- **Goal**
It is required that the lines from the top of the listing through the line with "const cx = arcos[0].x, cy" be reproduced exactly, excluding pictures.

- - - -

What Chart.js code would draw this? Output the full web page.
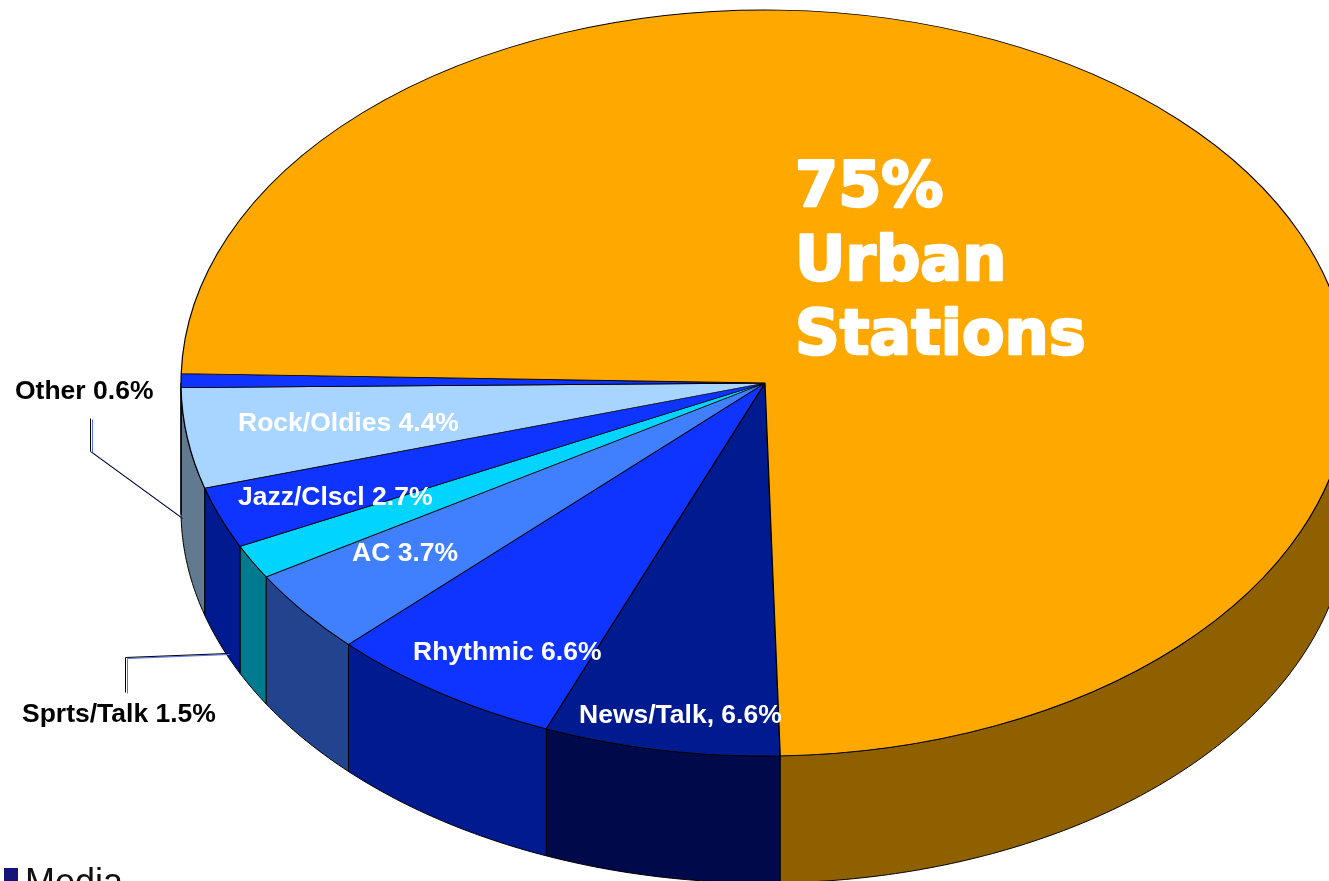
<!DOCTYPE html>
<html lang="en">
<head>
<meta charset="utf-8">
<title>Urban Stations</title>
<script src="https://cdn.jsdelivr.net/npm/chart.js@4/dist/chart.umd.min.js"></script>
<style>
  html, body { margin: 0; padding: 0; background: #fff; overflow: hidden; }
  canvas { display: block; }
</style>
</head>
<body>
<canvas id="grafico_pizza" width="1329" height="881"></canvas>
<script>
// fatias no sentido horário, começando embaixo
const categorias = ['News/Talk', 'Rhythmic', 'AC', 'Sprts/Talk', 'Jazz/Clscl', 'Rock/Oldies', 'Other', 'Urban']
const valores = [6.6, 6.6, 3.7, 1.5, 2.7, 4.4, 0.6, 75]
const separadores = [',', '', '', '', '', '', '', '']
const coresTopo = ['#001a8f', '#1034ff', '#4080ff', '#00d4ff', '#1034ff', '#a8d5ff', '#1034ff', '#ffa800']
const coresLado = ['#000a4a', '#001a8f', '#22448f', '#007a8f', '#001a8f', '#627a90', '#001a8f', '#8f6000']

// posição dos textos (x esquerdo, linha de base) e cor
const posRotulos = [[579, 723], [413, 660], [352, 561], [22, 722], [238, 505], [238, 431], [15, 399], [795, 206]]
const corRotulos = ['#fff', '#fff', '#fff', '#000', '#fff', '#fff', '#000', '#fff']

// linhas de chamada das fatias pequenas
const chamadas = [
  [[90, 418], [90, 451], [182, 518]],
  [[125, 692], [125, 657], [227, 653]]
]

const inclinacao = 373 / 584 // achatamento da elipse
const profundidade = 127     // altura da lateral

function pontoBorda(cx, cy, r, a) {
  return [cx + r * Math.cos(a), cy + r * Math.sin(a) * inclinacao]
}

const pizza3d = {
  id: 'pizza3d',
  beforeDatasetsDraw(chart) {
    const ctx = chart.ctx
    const arcos = chart.getDatasetMeta(0).data
    const cx = arcos[0].x, cy = arcos[0].y, r = arcos[0].outerRadius

    // laterais: só a metade da frente aparece
    arcos.forEach((arco, i) => {
      for (let k = -1; k <= 2; k++) {
        const ini = Math.max(arco.startAngle, 2 * Math.PI * k)
        const fim = Math.min(arco.endAngle, 2 * Math.PI * k + Math.PI)
        if (fim <= ini) continue
        const passos = Math.max(2, Math.ceil((fim - ini) * 80))
        ctx.beginPath()
        for (let s = 0; s <= passos; s++) {
          const [x, y] = pontoBorda(cx, cy, r, ini + (fim - ini) * s / passos)
          s === 0 ? ctx.moveTo(x, y) : ctx.lineTo(x, y)
        }
        for (let s = passos; s >= 0; s--) {
          const [x, y] = pontoBorda(cx, cy, r, ini + (fim - ini) * s / passos)
          ctx.lineTo(x, y + profundidade)
        }
        ctx.closePath()
        ctx.fillStyle = coresLado[i]
        ctx.fill()
        ctx.strokeStyle = '#000'
        ctx.lineWidth = 1
        ctx.stroke()
      }
    })

    // o topo é desenhado achatado
    ctx.save()
    ctx.translate(cx, cy)
    ctx.scale(1, inclinacao)
    ctx.translate(-cx, -cy)
  },
  afterDatasetsDraw(chart) {
    chart.ctx.restore()
  },
  afterDraw(chart) {
    const ctx = chart.ctx
    ctx.save()

    // linhas de chamada (preta com reflexo azul)
    chamadas.forEach((linha) => {
      ctx.lineWidth = 1
      ctx.strokeStyle = '#5070ff'
      ctx.beginPath()
      linha.forEach(([x, y], j) => j === 0 ? ctx.moveTo(x + 2.5, y + 1.5) : ctx.lineTo(x + 2.5, y + 1.5))
      ctx.stroke()
      ctx.strokeStyle = '#000'
      ctx.beginPath()
      linha.forEach(([x, y], j) => j === 0 ? ctx.moveTo(x + 0.5, y + 0.5) : ctx.lineTo(x + 0.5, y + 0.5))
      ctx.stroke()
    })

    ctx.textAlign = 'left'
    ctx.textBaseline = 'alphabetic'
    ctx.lineJoin = 'round'
    categorias.forEach((cat, i) => {
      const [x, y] = posRotulos[i]
      ctx.fillStyle = corRotulos[i]
      ctx.strokeStyle = corRotulos[i]
      if (cat === 'Urban') {
        // texto grande, engrossado com contorno
        ctx.font = 'bold 62px "DejaVu Sans"'
        ctx.lineWidth = 2.5
        const linhas = [valores[i] + '%', cat, 'Stations']
        linhas.forEach((t, j) => {
          ctx.fillText(t, x, y + j * 74)
          ctx.strokeText(t, x, y + j * 74)
        })
      } else {
        ctx.font = 'bold 26.5px "Liberation Sans", Arial, sans-serif'
        ctx.fillText(cat + separadores[i] + ' ' + valores[i].toFixed(1) + '%', x, y)
      }
    })

    // resto da legenda cortada no rodapé
    ctx.fillStyle = '#14147a'
    ctx.fillRect(4, 868, 14, 14)
    ctx.fillStyle = '#111'
    ctx.font = '36px "Liberation Sans", Arial, sans-serif'
    ctx.fillText('Media', 25, 894)
    ctx.restore()
  }
}

const ctx = document.getElementById('grafico_pizza').getContext('2d')
const grafico = new Chart(ctx, {
  type: 'pie',
  data: {
    labels: categorias,
    datasets: [{
      data: valores,
      backgroundColor: coresTopo,
      borderColor: '#000',
      borderWidth: 1.2,
      radius: 584,
      rotation: 178.5,
      clip: false
    }]
  },
  options: {
    responsive: false,
    animation: false,
    events: [],
    layout: { padding: { left: 201, right: 0, top: 0, bottom: 115 } },
    plugins: {
      legend: { display: false },
      tooltip: { enabled: false }
    }
  },
  plugins: [pizza3d]
})
</script>
</body>
</html>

- - - -

- **Task answer**
What Chart.js code would draw this? Output the full web page.
<!DOCTYPE html>
<html lang="en">
<head>
<meta charset="utf-8">
<title>Urban Stations</title>
<script src="https://cdn.jsdelivr.net/npm/chart.js@4/dist/chart.umd.min.js"></script>
<style>
  html, body { margin: 0; padding: 0; background: #fff; overflow: hidden; }
  canvas { display: block; }
</style>
</head>
<body>
<canvas id="grafico_pizza" width="1329" height="881"></canvas>
<script>
// fatias no sentido horário, começando embaixo
const categorias = ['News/Talk', 'Rhythmic', 'AC', 'Sprts/Talk', 'Jazz/Clscl', 'Rock/Oldies', 'Other', 'Urban']
const valores = [6.6, 6.6, 3.7, 1.5, 2.7, 4.4, 0.6, 75]
const separadores = [',', '', '', '', '', '', '', '']
const coresTopo = ['#001a8f', '#1034ff', '#4080ff', '#00d4ff', '#1034ff', '#a8d5ff', '#1034ff', '#ffa800']
const coresLado = ['#000a4a', '#001a8f', '#22448f', '#007a8f', '#001a8f', '#627a90', '#001a8f', '#8f6000']

// posição dos textos (x esquerdo, linha de base) e cor
const posRotulos = [[579, 723], [413, 660], [352, 561], [22, 722], [238, 505], [238, 431], [15, 399], [795, 206]]
const corRotulos = ['#fff', '#fff', '#fff', '#000', '#fff', '#fff', '#000', '#fff']

// linhas de chamada das fatias pequenas
const chamadas = [
  [[90, 418], [90, 451], [182, 518]],
  [[125, 692], [125, 657], [227, 653]]
]

const inclinacao = 373 / 584 // achatamento da elipse
const profundidade = 127     // altura da lateral

function pontoBorda(cx, cy, r, a) {
  return [cx + r * Math.cos(a), cy + r * Math.sin(a) * inclinacao]
}

const pizza3d = {
  id: 'pizza3d',
  beforeDatasetsDraw(chart) {
    const ctx = chart.ctx
    const arcos = chart.getDatasetMeta(0).data
    const cx = arcos[0].x, cy = arcos[0].y, r = arcos[0].outerRadius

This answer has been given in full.